Calentador, capuchino y matemáticas
Nunca me han gustado las matemáticas, nunca. Creo, en realidad, que jamás me he tomado el tiempo necesario para entenderlas y poder quererlas. Sin embargo, hoy conocí su importancia.
Me desperté a las seis con quince escuchando a mi mamá
gritar "el agua está fría, el calentador se apagó". Pude omitir el
baño, pero me fue imposible, trabajo en un lugar tan caliente que a veces es
imposible no sudar. Encender el calentador era la única opción. Salí al patio y un vientecillo me congeló la cara enseguida,
llevaba conmigo cerillos y unas hojas de periódico, mis armas para la guerra.
Uno, dos, tres, cinco, nueve, once, quince… quince intentos y no podía
encenderlo. Veinte, veintitrés, veintisiete y veintinueve… Solo veintinueve
intentos fueron necesarios para poder tomar un baño caliente. Estoy seguro de
que fueron veintinueve pues recogí los cerillos y me tomé el tiempo de
contarlos uno a uno.
Más tarde, a media mañana, una compañera
comentó que haría una rápida visita al OXXO, "¿quieres algo?",
preguntó. Le pedí un capuchino de vainilla, de esos que cuestan entre veinte y
veinticinco pesos, saqué de mi cartera un billete de cincuenta. Cuando el
esperado capuchino al fin estaba en mis manos no estaba tan caliente como yo lo
esperaba. Me levanté y fui a la cafetería. Quince segundos y no calentó lo
suficiente, otros diez y la temperatura no era la que yo esperaba. "Un
minuto", pensé. Y marqué con mis dedos: uno, cero, cero. Mientras se
calentaba empecé a buscar en los cajones unas galletas olvidadas por mí días
atrás, de pronto empecé a percibir un olor muy fuerte, demasiado, era un olor a
vainilla. De inmediato puse mis ojos en el microondas y pude ver mi capuchino
derramado. Abrí la puertecilla y el líquido empezó a chorrear. Se calentó tanto
que hirvió. Comencé a limpiar con un trapo húmedo y a secar con papel canela.
Al final, un agradable olor a vainilla inundaba la pequeña cafetería.

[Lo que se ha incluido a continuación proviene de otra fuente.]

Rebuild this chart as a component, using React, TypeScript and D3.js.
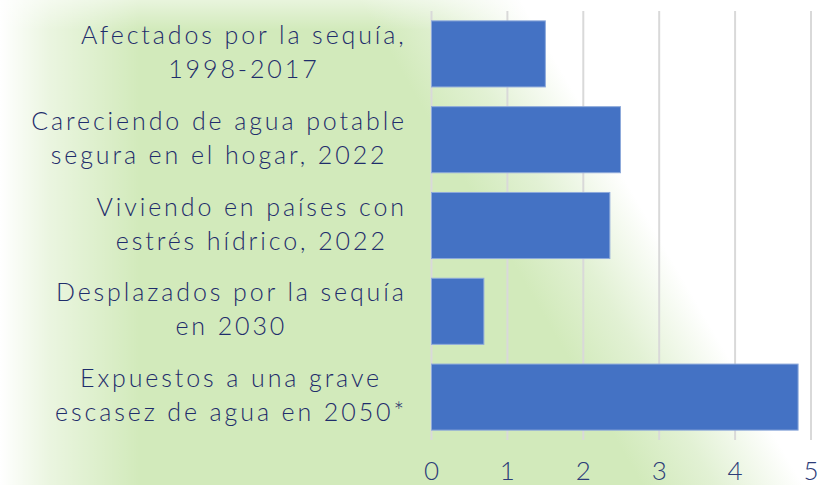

El resto del día transcurrió
con normalidad. Copias, archivos, llamadas y algunas charlas con mi compañero
de oficina. Salí a la hora regular, seis con quince. Esperé el autobús unos
ocho minutos y a medio camino un vendedor subió. Ofrecía un paquete para niños
que contenía muchas calcomanías, un libro para pintar, y una hoja con el
abecedario y las tablas de multiplicar, todo eso por la módica cantidad de diez
pesos. ¿Una hoja con el abecedario y las tablas de multiplicar? Yo nunca
hubiera aceptado ese regalo cuando niño. El vendedor pasó por un lado mío y
observé las tablas de multiplicar y descubrí algo maravilloso. Cuando
multiplicas uno por uno el resultado es uno. Pero si multiplicas uno por dos,
obtienes dos. Después multiplicas uno por tres y obtienes un tres. Y si
multiplicas ese uno por mil, obtienes mil. Y entonces descubrí que todo en la
vida se trata de matemáticas.
Si hubiera multiplicado el intento de encender el calentador por uno,
hubiera obtenido solo eso, un intento. Sin darme cuenta, multipliqué ese
intento por veintinueve y el calentador encendió. Aunque multiplicar tanto no
siempre es bueno, metí el capuchino un tiempo total de ochenta y cinco
segundos, es decir, multipliqué los primeros quince segundos por 5.6 y entonces
el capuchino valió madre.
Viéndolo bien, el capuchino y el calentador pueden parecer cosas
insignificantes, pero si se aplica a cosas grandes de la vida, la regla es
igual. Es decir, los resultados que se obtienen a lo largo de nuestros días son
resultado de una multiplicación. Por ejemplo, si multiplico mi jornada laboral
por 1.5 obtendré más dinero, y si multiplico el tiempo con mi familia por 0.5
el resultado será menos tiempo con ellos.
El secreto radica en saber calcular bien, ni de menos ni de más. ¡Bah! ¿Y
cómo saber si estamos calculando bien? Quizá mañana me encuentre a un vendedor
de libros de cálculo integral y diferencial y logre yo entender un poco más.